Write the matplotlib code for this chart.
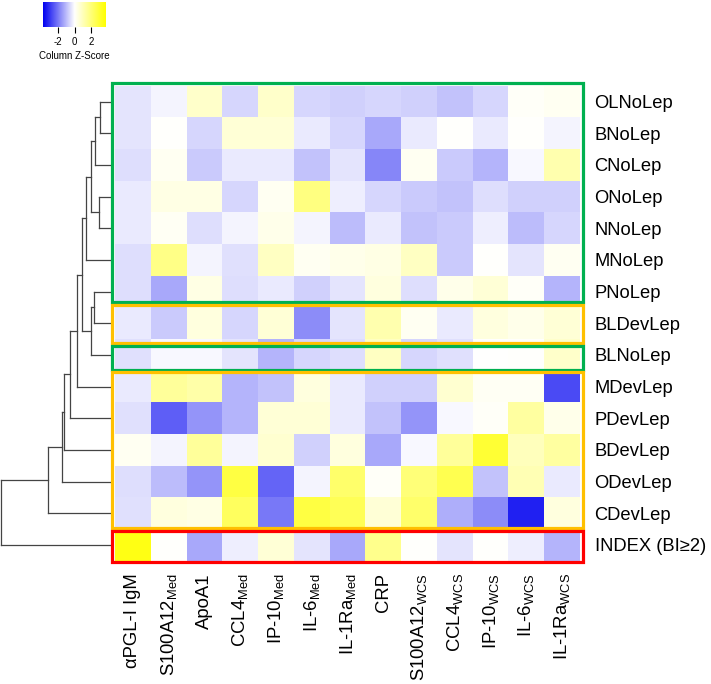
import numpy as np
import matplotlib
matplotlib.use("Agg")
from matplotlib import pyplot as plt
from matplotlib.colors import LinearSegmentedColormap
from matplotlib.patches import Rectangle

plt.rcParams["font.family"] = ["Liberation Sans", "DejaVu Sans"]
plt.rcParams["mathtext.default"] = "regular"

columns = [
    "αPGL-I IgM", "S100A12$_{Med}$", "ApoA1", "CCL4$_{Med}$", "IP-10$_{Med}$",
    "IL-6$_{Med}$", "IL-1Ra$_{Med}$", "CRP", "S100A12$_{WCS}$", "CCL4$_{WCS}$",
    "IP-10$_{WCS}$", "IL-6$_{WCS}$", "IL-1Ra$_{WCS}$",
]
rows = [
    "OLNoLep", "BNoLep", "CNoLep", "ONoLep", "NNoLep", "MNoLep", "PNoLep",
    "BLDevLep", "BLNoLep", "MDevLep", "PDevLep", "BDevLep", "ODevLep",
    "CDevLep", "INDEX (BI≥2)",
]

# column z-scores (rows in dendrogram order)
z = np.array([
    [-0.4, -0.15, 0.8, -0.6, 0.8, -0.6, -0.7, -0.6, -0.7, -0.9, -0.6, 0.1, 0.2],
    [-0.4, 0.05, -0.6, 0.6, 0.6, -0.3, -0.6, -1.3, -0.3, 0.05, -0.3, 0.05, -0.15],
    [-0.5, 0.2, -0.8, -0.3, -0.3, -0.9, -0.4, -1.8, 0.2, -0.8, -1.1, -0.1, 1.2],
    [-0.3, 0.4, 0.4, -0.6, 0.2, 1.9, -0.25, -0.6, -0.8, -0.9, -0.5, -0.7, -0.7],
    [-0.3, 0.15, -0.5, -0.15, 0.3, -0.15, -1.0, -0.3, -0.9, -0.8, -0.25, -1.0, -0.6],
    [-0.5, 1.8, -0.15, -0.45, 0.9, 0.2, 0.3, 0.4, 0.9, -0.8, 0.05, -0.4, 0.2],
    [-0.5, -1.3, 0.4, -0.5, -0.3, -0.7, -0.4, 0.5, -0.5, 0.3, 0.6, 0.1, -1.1],
    [-0.3, -0.8, 0.5, -0.6, 0.6, -1.7, -0.4, 1.2, 0.2, -0.3, 0.5, 0.3, 0.6],
    [-0.45, -0.1, -0.1, -0.4, -1.1, -0.6, -0.5, 0.9, -0.6, -0.45, 0.0, 0.05, 0.8],
    [-0.3, 1.5, 1.3, -1.1, -0.9, 0.5, -0.3, -0.7, -0.7, 0.7, 0.15, 0.15, -2.7],
    [-0.45, -2.4, -1.6, -1.1, 0.6, 0.6, -0.3, -0.9, -1.6, -0.1, 0.1, 1.4, 0.3],
    [0.2, -0.15, 1.5, -0.15, 0.7, -0.7, 0.5, -1.3, -0.1, 1.5, 3.0, 1.0, 1.4],
    [-0.5, -1.0, -1.6, 2.8, -2.3, -0.15, 2.2, 0.1, 2.0, 2.6, -0.9, 1.1, -0.3],
    [-0.45, 0.5, 0.4, 2.4, -2.0, 2.8, 2.5, 0.6, 2.2, -1.2, -1.7, -3.3, 0.5],
    [3.5, 0.05, -1.3, -0.25, 0.6, -0.4, -1.3, 1.7, 0.05, -0.4, 0.05, -0.25, -1.1],
])

# row dendrogram merges: (child a, child b, height); new clusters numbered from 15
merges = [
    (0, 1, 11.0), (3, 4, 11.7), (15, 2, 16.0), (6, 7, 17.0), (17, 16, 20.3),
    (18, 8, 20.3), (19, 5, 25.0), (21, 20, 28.7), (22, 9, 33.7), (23, 10, 41.0),
    (24, 11, 46.7), (25, 12, 48.7), (26, 13, 62.7), (27, 14, 109.3),
]

# highlighted row groups: (top, bottom in row units, colour)
groups = [
    (-0.08, 6.83, "#00B050"),
    (6.92, 8.13, "#FFC000"),
    (8.21, 8.98, "#00B050"),
    (9.04, 13.96, "#FFC000"),
    (14.05, 15.05, "#FF0000"),
]

vlim = 3.8
cmap = LinearSegmentedColormap.from_list("bwy", ["#0000F0", "#FFFFFF", "#FFFF00"])

W, H = 711, 684
fig = plt.figure(figsize=(W / 100, H / 100), dpi=100)

hx0, hx1, hy0, hy1 = 115, 580, 85.7, 560.7
ax = fig.add_axes([hx0 / W, 1 - hy1 / H, (hx1 - hx0) / W, (hy1 - hy0) / H])
ax.pcolormesh(np.arange(len(columns) + 1), np.arange(len(rows) + 1), z,
              cmap=cmap, vmin=-vlim, vmax=vlim)
ax.set_xlim(0, len(columns))
ax.set_ylim(len(rows), 0)
for s in ax.spines.values():
    s.set_visible(False)
ax.set_xticks(np.arange(len(columns)) + 0.5)
ax.set_xticklabels(columns, rotation=90, fontsize=13.3)
ax.yaxis.tick_right()
ax.set_yticks(np.arange(len(rows)) + 0.5)
ax.set_yticklabels(rows, fontsize=13.2)
ax.tick_params(length=0)
ax.tick_params(axis="x", pad=9)
ax.tick_params(axis="y", pad=10.5)

for y0, y1, c in groups:
    ax.add_patch(Rectangle((-0.08, y0), len(columns) + 0.16, y1 - y0, fill=False,
                           edgecolor=c, linewidth=2.3, clip_on=False, zorder=5))

# dendrogram
dax = fig.add_axes([0, 1 - hy1 / H, 111 / W, (hy1 - hy0) / H])
pos = {i: i + 0.5 for i in range(len(rows))}
hgt = {i: 0.0 for i in range(len(rows))}
for k, (a, b, h) in enumerate(merges):
    for c in (a, b):
        dax.plot([hgt[c], h], [pos[c], pos[c]], color="#444444", lw=0.9)
    dax.plot([h, h], [pos[a], pos[b]], color="#444444", lw=0.9)
    nid = len(rows) + k
    pos[nid] = (pos[a] + pos[b]) / 2
    hgt[nid] = h
dax.set_xlim(110.5, 0)
dax.set_ylim(len(rows), 0)
dax.axis("off")

# colour key
kax = fig.add_axes([43.3 / W, 1 - 27.3 / H, 62.7 / W, 25.6 / H])
grad = np.linspace(-vlim, vlim, 256)[None, :]
kax.imshow(grad, cmap=cmap, vmin=-vlim, vmax=vlim, aspect="auto",
           extent=[-vlim, vlim, 0, 1])
kax.set_yticks([])
kax.set_xticks([-2, 0, 2])
kax.set_xticklabels(["-2", "0", "2"], fontsize=7)
kax.tick_params(axis="x", length=4, width=0.8, pad=3)
kax.set_xlabel("Column Z-Score", fontsize=7, labelpad=3)
for s in kax.spines.values():
    s.set_visible(False)

fig.savefig("out.png", dpi=100)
------
● Task objective: Transcribe the full listing above exactly as it stands, minus the pictures.

● Response:
Write the matplotlib code for this chart.
import numpy as np
import matplotlib
matplotlib.use("Agg")
from matplotlib import pyplot as plt
from matplotlib.colors import LinearSegmentedColormap
from matplotlib.patches import Rectangle

plt.rcParams["font.family"] = ["Liberation Sans", "DejaVu Sans"]
plt.rcParams["mathtext.default"] = "regular"

columns = [
    "αPGL-I IgM", "S100A12$_{Med}$", "ApoA1", "CCL4$_{Med}$", "IP-10$_{Med}$",
    "IL-6$_{Med}$", "IL-1Ra$_{Med}$", "CRP", "S100A12$_{WCS}$", "CCL4$_{WCS}$",
    "IP-10$_{WCS}$", "IL-6$_{WCS}$", "IL-1Ra$_{WCS}$",
]
rows = [
    "OLNoLep", "BNoLep", "CNoLep", "ONoLep", "NNoLep", "MNoLep", "PNoLep",
    "BLDevLep", "BLNoLep", "MDevLep", "PDevLep", "BDevLep", "ODevLep",
    "CDevLep", "INDEX (BI≥2)",
]

# column z-scores (rows in dendrogram order)
z = np.array([
    [-0.4, -0.15, 0.8, -0.6, 0.8, -0.6, -0.7, -0.6, -0.7, -0.9, -0.6, 0.1, 0.2],
    [-0.4, 0.05, -0.6, 0.6, 0.6, -0.3, -0.6, -1.3, -0.3, 0.05, -0.3, 0.05, -0.15],
    [-0.5, 0.2, -0.8, -0.3, -0.3, -0.9, -0.4, -1.8, 0.2, -0.8, -1.1, -0.1, 1.2],
    [-0.3, 0.4, 0.4, -0.6, 0.2, 1.9, -0.25, -0.6, -0.8, -0.9, -0.5, -0.7, -0.7],
    [-0.3, 0.15, -0.5, -0.15, 0.3, -0.15, -1.0, -0.3, -0.9, -0.8, -0.25, -1.0, -0.6],
    [-0.5, 1.8, -0.15, -0.45, 0.9, 0.2, 0.3, 0.4, 0.9, -0.8, 0.05, -0.4, 0.2],
    [-0.5, -1.3, 0.4, -0.5, -0.3, -0.7, -0.4, 0.5, -0.5, 0.3, 0.6, 0.1, -1.1],
    [-0.3, -0.8, 0.5, -0.6, 0.6, -1.7, -0.4, 1.2, 0.2, -0.3, 0.5, 0.3, 0.6],
    [-0.45, -0.1, -0.1, -0.4, -1.1, -0.6, -0.5, 0.9, -0.6, -0.45, 0.0, 0.05, 0.8],
    [-0.3, 1.5, 1.3, -1.1, -0.9, 0.5, -0.3, -0.7, -0.7, 0.7, 0.15, 0.15, -2.7],
    [-0.45, -2.4, -1.6, -1.1, 0.6, 0.6, -0.3, -0.9, -1.6, -0.1, 0.1, 1.4, 0.3],
    [0.2, -0.15, 1.5, -0.15, 0.7, -0.7, 0.5, -1.3, -0.1, 1.5, 3.0, 1.0, 1.4],
    [-0.5, -1.0, -1.6, 2.8, -2.3, -0.15, 2.2, 0.1, 2.0, 2.6, -0.9, 1.1, -0.3],
    [-0.45, 0.5, 0.4, 2.4, -2.0, 2.8, 2.5, 0.6, 2.2, -1.2, -1.7, -3.3, 0.5],
    [3.5, 0.05, -1.3, -0.25, 0.6, -0.4, -1.3, 1.7, 0.05, -0.4, 0.05, -0.25, -1.1],
])

# row dendrogram merges: (child a, child b, height); new clusters numbered from 15
merges = [
    (0, 1, 11.0), (3, 4, 11.7), (15, 2, 16.0), (6, 7, 17.0), (17, 16, 20.3),
    (18, 8, 20.3), (19, 5, 25.0), (21, 20, 28.7), (22, 9, 33.7), (23, 10, 41.0),
    (24, 11, 46.7), (25, 12, 48.7), (26, 13, 62.7), (27, 14, 109.3),
]

# highlighted row groups: (top, bottom in row units, colour)
groups = [
    (-0.08, 6.83, "#00B050"),
    (6.92, 8.13, "#FFC000"),
    (8.21, 8.98, "#00B050"),
    (9.04, 13.96, "#FFC000"),
    (14.05, 15.05, "#FF0000"),
]

vlim = 3.8
cmap = LinearSegmentedColormap.from_list("bwy", ["#0000F0", "#FFFFFF", "#FFFF00"])

W, H = 711, 684
fig = plt.figure(figsize=(W / 100, H / 100), dpi=100)

hx0, hx1, hy0, hy1 = 115, 580, 85.7, 560.7
ax = fig.add_axes([hx0 / W, 1 - hy1 / H, (hx1 - hx0) / W, (hy1 - hy0) / H])
ax.pcolormesh(np.arange(len(columns) + 1), np.arange(len(rows) + 1), z,
              cmap=cmap, vmin=-vlim, vmax=vlim)
ax.set_xlim(0, len(columns))
ax.set_ylim(len(rows), 0)
for s in ax.spines.values():
    s.set_visible(False)
ax.set_xticks(np.arange(len(columns)) + 0.5)
ax.set_xticklabels(columns, rotation=90, fontsize=13.3)
ax.yaxis.tick_right()
ax.set_yticks(np.arange(len(rows)) + 0.5)
ax.set_yticklabels(rows, fontsize=13.2)
ax.tick_params(length=0)
ax.tick_params(axis="x", pad=9)
ax.tick_params(axis="y", pad=10.5)

for y0, y1, c in groups:
    ax.add_patch(Rectangle((-0.08, y0), len(columns) + 0.16, y1 - y0, fill=False,
                           edgecolor=c, linewidth=2.3, clip_on=False, zorder=5))

# dendrogram
dax = fig.add_axes([0, 1 - hy1 / H, 111 / W, (hy1 - hy0) / H])
pos = {i: i + 0.5 for i in range(len(rows))}
hgt = {i: 0.0 for i in range(len(rows))}
for k, (a, b, h) in enumerate(merges):
    for c in (a, b):
        dax.plot([hgt[c], h], [pos[c], pos[c]], color="#444444", lw=0.9)
    dax.plot([h, h], [pos[a], pos[b]], color="#444444", lw=0.9)
    nid = len(rows) + k
    pos[nid] = (pos[a] + pos[b]) / 2
    hgt[nid] = h
dax.set_xlim(110.5, 0)
dax.set_ylim(len(rows), 0)
dax.axis("off")

# colour key
kax = fig.add_axes([43.3 / W, 1 - 27.3 / H, 62.7 / W, 25.6 / H])
grad = np.linspace(-vlim, vlim, 256)[None, :]
kax.imshow(grad, cmap=cmap, vmin=-vlim, vmax=vlim, aspect="auto",
           extent=[-vlim, vlim, 0, 1])
kax.set_yticks([])
kax.set_xticks([-2, 0, 2])
kax.set_xticklabels(["-2", "0", "2"], fontsize=7)
kax.tick_params(axis="x", length=4, width=0.8, pad=3)
kax.set_xlabel("Column Z-Score", fontsize=7, labelpad=3)
for s in kax.spines.values():
    s.set_visible(False)

fig.savefig("out.png", dpi=100)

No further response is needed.